↓
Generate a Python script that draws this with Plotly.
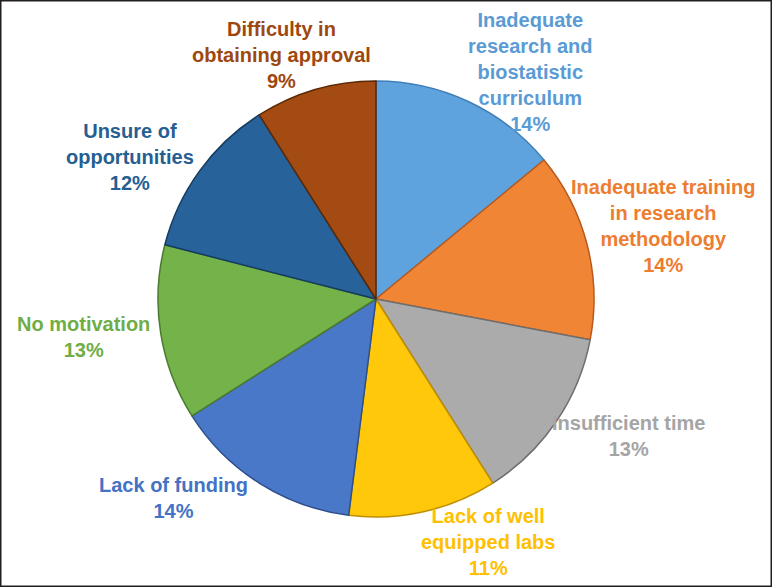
import plotly.graph_objects as go

categories = [
    "Inadequate<br>research and<br>biostatistic<br>curriculum",
    "Inadequate training<br>in research<br>methodology",
    "Insufficient time",
    "Lack of well<br>equipped labs",
    "Lack of funding",
    "No motivation",
    "Unsure of<br>opportunities",
    "Difficulty in<br>obtaining approval",
]
values = [14, 14, 13, 11, 14, 13, 12, 9]
colors = ["#5FA3DE", "#F08536", "#ABABAB", "#FFC80A", "#4A78C8", "#74B24A", "#27629A", "#A34B12"]
edge_colors = ["#3F7FB8", "#B85A1C", "#6E6E6E", "#C08F00", "#2E4F8C", "#4C7A2E", "#163C60", "#5A2806"]
text_colors = ["#5B9BD5", "#ED7D31", "#A5A5A5", "#FFC000", "#4472C4", "#70AD47", "#255E91", "#9E480E"]

# label block centres (paper fractions of 772x587)
label_x = [530 / 772, 663 / 772, 628 / 772, 488 / 772, 173 / 772, 83 / 772, 130 / 772, 281 / 772]
label_y = [1 - 72 / 587, 1 - 226 / 587, 1 - 436 / 587, 1 - 542 / 587, 1 - 498 / 587, 1 - 337 / 587, 1 - 157 / 587, 1 - 55 / 587]

W, H = 772, 587
cx, cy, r = 376, 299, 218

fig = go.Figure()
fig.add_trace(go.Pie(
    labels=[c.replace("<br>", " ") for c in categories],
    values=values,
    sort=False,
    direction="clockwise",
    rotation=0,
    textinfo="none",
    hoverinfo="label+percent",
    marker=dict(colors=colors, line=dict(color=edge_colors, width=1.5)),
    domain=dict(x=[(cx - r) / W, (cx + r) / W], y=[1 - (cy + r) / H, 1 - (cy - r) / H]),
    showlegend=False,
))

for cat, v, x, y, tc in zip(categories, values, label_x, label_y, text_colors):
    fig.add_annotation(
        x=x, y=y, xref="paper", yref="paper",
        text=f"<b>{cat}<br>{v}%</b>",
        showarrow=False, xanchor="center", yanchor="middle", align="center",
        font=dict(family="Liberation Sans, Arial, sans-serif", size=20, color=tc),
    )

fig.add_shape(type="rect", xref="paper", yref="paper", x0=0, y0=0, x1=1, y1=1,
              line=dict(color="#231F20", width=3))

fig.update_layout(
    width=W, height=H,
    margin=dict(l=0, r=0, t=0, b=0),
    paper_bgcolor="white",
    plot_bgcolor="white",
    font=dict(family="Liberation Sans, Arial, sans-serif"),
)

fig.write_html("out.html", config={"displayModeBar": False},
               post_script="document.body.style.margin='0';document.body.style.overflow='hidden';")
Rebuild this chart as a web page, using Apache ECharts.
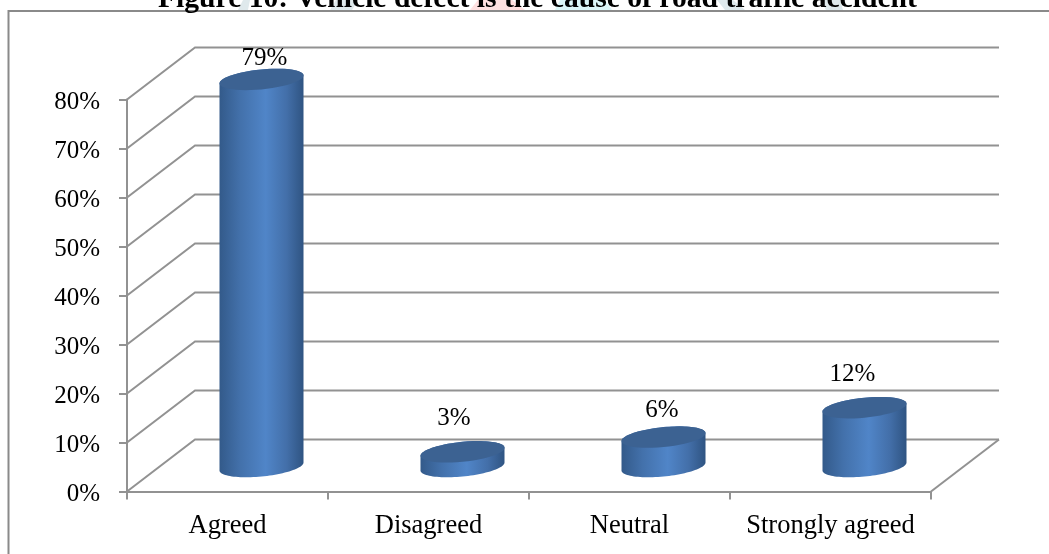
<!DOCTYPE html>
<html>
<head>
<meta charset="utf-8">
<style>html,body{margin:0;padding:0;background:#fff}#chart{width:1049px;height:554px}</style>
<script src="https://cdn.jsdelivr.net/npm/echarts@6/dist/echarts.min.js"></script>
</head>
<body>
<div id="chart"></div>
<script>
const titleText = 'Figure 10: Vehicle defect is the cause of road traffic accident';
const categories = ['Agreed', 'Disagreed', 'Neutral', 'Strongly agreed'];
const percentages = [79, 3, 6, 12];
const wallTicks = [0, 10, 20, 30, 40, 50, 60, 70, 80];

const serif = '"Liberation Serif", "Times New Roman", serif';
const gridColor = '#929292';
const depthX = 68, depthY = 52;      // how far the back wall sits behind the front plane
const radiusX = 42, radiusY = 10;    // cylinder cap radii
const capTilt = 0.095;               // caps lean up to the right
const labelLift = [21, 33.5, 27, 34];   // gap between each cap and its value label
const labelShift = [3, -8.5, -1.5, -12]; // sideways nudge of each value label

// Points along a leaning ellipse between two parameter angles.
function capArc(cx, cy, from, to) {
  const pts = [];
  const steps = 48;
  for (let i = 0; i <= steps; i++) {
    const t = from + (to - from) * i / steps;
    const dx = radiusX * Math.cos(t);
    pts.push([cx + dx, cy + radiusY * Math.sin(t) - capTilt * dx]);
  }
  return pts;
}

function renderWall(params, api) {
  const cs = params.coordSys;
  const y = api.coord([0, api.value(1)])[1];
  const x0 = cs.x, x1 = cs.x + cs.width;
  const points = [[x0, y], [x0 + depthX, y - depthY], [x1 + depthX, y - depthY]];
  const children = [{
    type: 'polyline',
    shape: { points },
    style: { stroke: gridColor, lineWidth: 2, fill: null }
  }];
  if (api.value(1) === 0) {
    children.push({
      type: 'line',
      shape: { x1: x1, y1: y, x2: x1 + depthX, y2: y - depthY },
      style: { stroke: gridColor, lineWidth: 2 }
    });
  }
  return { type: 'group', children };
}

function renderCylinder(params, api) {
  const value = api.value(1);
  const base = api.coord([api.value(0), 0]);
  const top = api.coord([api.value(0), value]);
  const cx = base[0] + depthX / 2;
  const baseY = base[1] - depthY / 2 + 1;
  const topY = top[1] - depthY / 2 + 1;
  const body = capArc(cx, baseY, 0, Math.PI).concat(capArc(cx, topY, Math.PI, 2 * Math.PI));
  const side = {
    type: 'linear', x: 0, y: 0, x2: 1, y2: 0,
    colorStops: [
      { offset: 0, color: '#335a8a' },
      { offset: 0.25, color: '#4371ab' },
      { offset: 0.55, color: '#5085c8' },
      { offset: 0.8, color: '#436fa9' },
      { offset: 1, color: '#2f5482' }
    ]
  };
  return {
    type: 'group',
    children: [
      { type: 'polygon', shape: { points: body }, style: { fill: side } },
      {
        type: 'polygon',
        shape: { points: capArc(cx, topY, 0, 2 * Math.PI) },
        style: { fill: '#3c6292' }
      },
      {
        type: 'text',
        style: {
          x: cx + labelShift[params.dataIndex],
          y: topY + 0.5 - labelLift[params.dataIndex],
          text: value + '%',
          fill: '#000', font: '25px ' + serif,
          align: 'center', verticalAlign: 'middle'
        }
      }
    ]
  };
}

const chart = echarts.init(document.getElementById('chart'), null, { renderer: 'canvas' });
chart.setOption({
  animation: false,
  backgroundColor: '#fff',
  title: {
    text: titleText,
    left: 153,
    top: -21,
    textStyle: { fontFamily: serif, fontSize: 29.6, fontWeight: 'bold', color: '#000' }
  },
  grid: { left: 127, right: 118, top: 99.5, bottom: 62.5 },
  xAxis: {
    type: 'category',
    data: categories,
    axisLine: { lineStyle: { color: gridColor, width: 2 } },
    axisTick: { show: true, interval: 0, length: 8, lineStyle: { color: gridColor, width: 2 } },
    axisLabel: { interval: 0, hideOverlap: false, fontFamily: serif, fontSize: 26.5, color: '#000', margin: 21 }
  },
  yAxis: {
    type: 'value',
    min: 0,
    max: 80,
    interval: 10,
    axisLine: { show: true, lineStyle: { color: gridColor, width: 2 } },
    axisTick: { show: true, length: 8, lineStyle: { color: gridColor, width: 2 } },
    axisLabel: {
      formatter: '{pct|{value}%}',
      margin: 27,
      rich: { pct: { fontFamily: serif, fontSize: 25, color: '#000', padding: [6, 0, 0, 0] } }
    },
    splitLine: { show: false }
  },
  series: [
    {
      type: 'custom',
      name: 'wall',
      renderItem: renderWall,
      data: wallTicks.map(v => [0, v]),
      silent: true,
      clip: false,
      z: 1
    },
    {
      type: 'custom',
      name: 'share',
      renderItem: renderCylinder,
      data: percentages.map((v, i) => [i, v]),
      clip: false,
      z: 3
    }
  ],
  graphic: [
    // Page frame around the plot
    { type: 'polyline', z: -1, shape: { points: [[8.5, 554], [8.5, 11], [1049, 11]] }, style: { stroke: '#8a8a8a', lineWidth: 2, fill: null } },
    // Faint page-background shapes behind the heading
    { type: 'polygon', z: -2, shape: { points: [[243, 0], [250, 0], [248, 10], [238, 10]] }, style: { fill: '#dfe9ec' } },
    { type: 'polygon', z: -2, shape: { points: [[336, 0], [358, 0], [352, 10], [330, 10]] }, style: { fill: '#dfe9ec' } },
    { type: 'polygon', z: -2, shape: { points: [[478, 0], [512, 0], [525, 10], [470, 10]] }, style: { fill: '#ffe1e1' } },
    { type: 'polygon', z: -2, shape: { points: [[560, 0], [605, 0], [612, 10], [555, 10]] }, style: { fill: '#dcf6f8' } },
    { type: 'polygon', z: -2, shape: { points: [[717, 0], [733, 0], [745, 10], [725, 10]] }, style: { fill: '#dfe9ec' } },
    { type: 'polygon', z: -2, shape: { points: [[820, 0], [840, 0], [843, 10], [826, 10]] }, style: { fill: '#dfe9ec' } }
  ]
});
</script>
</body>
</html>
↑
- _Your goal_: Restate the material word for word from its first line through the line containing "import plotly.graph_objects as go", both included; the pictures do not belong in it.

- _Result for this exercise_:
Generate a Python script that draws this with Plotly.
import plotly.graph_objects as go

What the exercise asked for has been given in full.